Mormon Church founded

The doctrine of the Church of Jesus Christ and Latter Day Saints (LDS) holds that Joseph Smith prayed to God to guide him to the one true religion. In a vision, God and Jesus Christ appeared to him saying none of them were, and he should found a new religion. The historical record shows Smith moving his family to a farm in New York, possibly at the behest of the angel Moroni who appeared to him that same year in a vision and led him to gold plates containing ancient lore buried in a hill. Smith had to wait four years to retrieve them and took several more to translate, by which time the historical record picks up again with Joseph Smith, now prophet-in-charge, formally establishing his religion.

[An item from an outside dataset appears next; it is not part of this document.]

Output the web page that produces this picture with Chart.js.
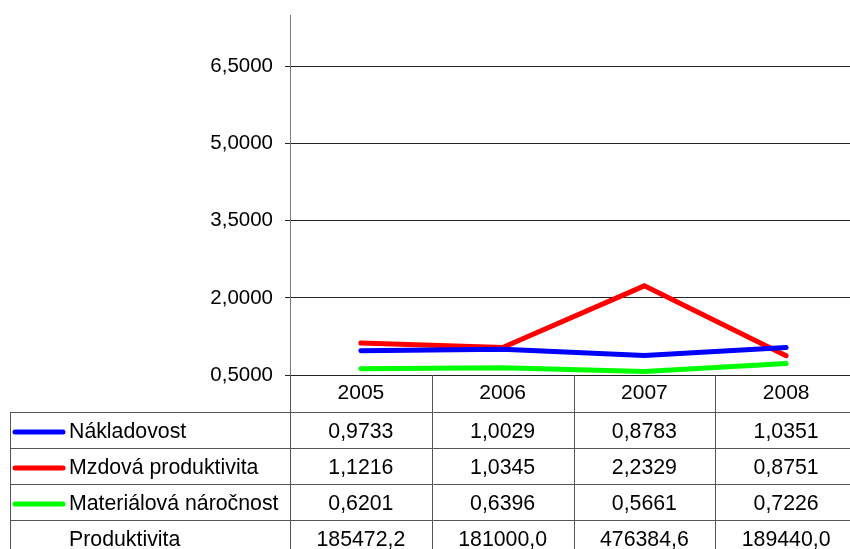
<!DOCTYPE html>
<html>
<head>
<meta charset="utf-8">
<script src="https://cdn.jsdelivr.net/npm/chart.js@4.4.1/dist/chart.umd.min.js"></script>
<style>
  html, body { margin: 0; padding: 0; background: #fff; overflow: hidden; }
  #wrap { width: 850px; height: 549px; overflow: hidden; }
</style>
</head>
<body>
<div id="wrap"><canvas id="line-chart" width="858" height="549"></canvas></div>
<script>
// data
let years = ['2005', '2006', '2007', '2008'];
let nakladovost = [0.9733, 1.0029, 0.8783, 1.0351];
let mzdova = [1.1216, 1.0345, 2.2329, 0.8751];
let materialova = [0.6201, 0.6396, 0.5661, 0.7226];
let produktivita = [185472.2, 181000.0, 476384.6, 189440.0];
let seriesNames = ['Nákladovost', 'Mzdová produktivita', 'Materiálová náročnost'];
let seriesColors = ['#0000ff', '#ff0000', '#00ff00'];
let yTicks = [0.5, 2.0, 3.5, 5.0, 6.5];

const FAMILY = '"Liberation Sans", Arial, sans-serif';
const TABLE_FONT = '21.3px ' + FAMILY;

function fmt(v, d) {
    return v.toFixed(d).replace('.', ',');
}

// data table below the plot, columns taken from the x scale
const tablePlugin = {
    id: 'dataTable',
    afterDraw(chart) {
        const ctx = chart.ctx;
        const x = chart.scales.x;
        const area = chart.chartArea;
        const half = (area.right - area.left) / years.length / 2;
        const rowTop = 412;
        const rowH = 36;
        const bottom = chart.height;
        const rows = [nakladovost, mzdova, materialova, produktivita];

        ctx.save();
        ctx.strokeStyle = '#555';
        ctx.lineWidth = 1;

        // horizontal row lines
        for (let r = 0; r < rows.length; r++) {
            let y = Math.round(rowTop + r * rowH) + 0.5;
            ctx.beginPath();
            ctx.moveTo(10, y);
            ctx.lineTo(area.right, y);
            ctx.stroke();
        }
        // left border of the table
        ctx.beginPath();
        ctx.moveTo(10.5, rowTop);
        ctx.lineTo(10.5, bottom);
        ctx.stroke();
        // column borders
        for (let i = 0; i <= years.length; i++) {
            let cx = i < years.length ? x.getPixelForValue(i) - half : area.right;
            cx = Math.round(cx) + 0.5;
            ctx.beginPath();
            ctx.moveTo(cx, area.bottom);
            ctx.lineTo(cx, bottom);
            ctx.stroke();
        }

        ctx.font = TABLE_FONT;
        ctx.fillStyle = '#000';
        ctx.textBaseline = 'middle';

        rows.forEach((vals, r) => {
            let cy = rowTop + r * rowH + rowH / 2 + 2;
            // legend key + name
            if (r < seriesNames.length) {
                ctx.strokeStyle = seriesColors[r];
                ctx.lineWidth = 5;
                ctx.lineCap = 'round';
                ctx.beginPath();
                ctx.moveTo(15, cy);
                ctx.lineTo(63, cy);
                ctx.stroke();
                ctx.textAlign = 'left';
                ctx.fillText(seriesNames[r], 69, cy);
            } else {
                ctx.textAlign = 'left';
                ctx.fillText('Produktivita', 69, cy);
            }
            ctx.textAlign = 'center';
            vals.forEach((v, i) => {
                let d = r < seriesNames.length ? 4 : 1;
                ctx.fillText(fmt(v, d), x.getPixelForValue(i), cy);
            });
        });
        ctx.restore();
    }
};

function makeSet(label, vals, color) {
    return {
        label: label,
        data: vals,
        borderColor: color,
        backgroundColor: color,
        borderWidth: 5,
        borderCapStyle: 'round',
        borderJoinStyle: 'miter',
        pointRadius: 0,
        tension: 0,
        fill: false
    };
}

const data = {
    labels: years,
    datasets: [
        makeSet(seriesNames[0], nakladovost, seriesColors[0]),
        makeSet(seriesNames[1], mzdova, seriesColors[1]),
        makeSet(seriesNames[2], materialova, seriesColors[2])
    ]
};

let config = {
    type: 'line',
    data: data,
    options: {
        responsive: false,
        animation: false,
        layout: { padding: { top: 15, right: 1, left: 0, bottom: 0 } },
        plugins: {
            legend: { display: false },
            tooltip: { enabled: false }
        },
        scales: {
            x: {
                offset: true,
                grid: { display: false, drawTicks: false },
                border: { display: true, color: '#222', width: 1 },
                ticks: {
                    color: '#000',
                    font: { family: FAMILY, size: 21 },
                    padding: 6,
                    maxRotation: 0
                },
                afterFit: (s) => { s.height = 174; s.paddingLeft = 0; s.paddingRight = 0; }
            },
            y: {
                min: 0.5,
                max: 7.5,
                afterBuildTicks: (s) => { s.ticks = yTicks.map(v => ({ value: v })); },
                afterFit: (s) => { s.width = 290; s.paddingTop = 0; s.paddingBottom = 0; },
                grid: { color: '#222', lineWidth: 1, tickLength: 5, drawTicks: true },
                border: { display: true, color: '#777', width: 1 },
                ticks: {
                    color: '#000',
                    padding: 12,
                    font: { family: FAMILY, size: 20.5 },
                    callback: (v) => fmt(v, 4)
                }
            }
        }
    },
    plugins: [tablePlugin]
};

new Chart(document.getElementById('line-chart'), config);
</script>
</body>
</html>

On this day, April 6, in 1830, Joseph Smith founded the Church of Jesus Christ of Latter Day Saints in Fayette Township, New York. The church rapidly gained converts from neighboring states, reaching nearly 18,000 members by the time the first temple was built.

Smith envision a utopian city he called “Zion” in Missouri, but it was further west where LDS truly flourished. Mormon zealous proselytizing won it many enemies from the neighboring states, and by the late 1840s, Brigham Young, Smith’s successor as the leader of the Church, began preparations to move to the western frontier, to a land nobody wanted where they could be free. They settled on the Salt Lake basin, in what today is the state of Utah.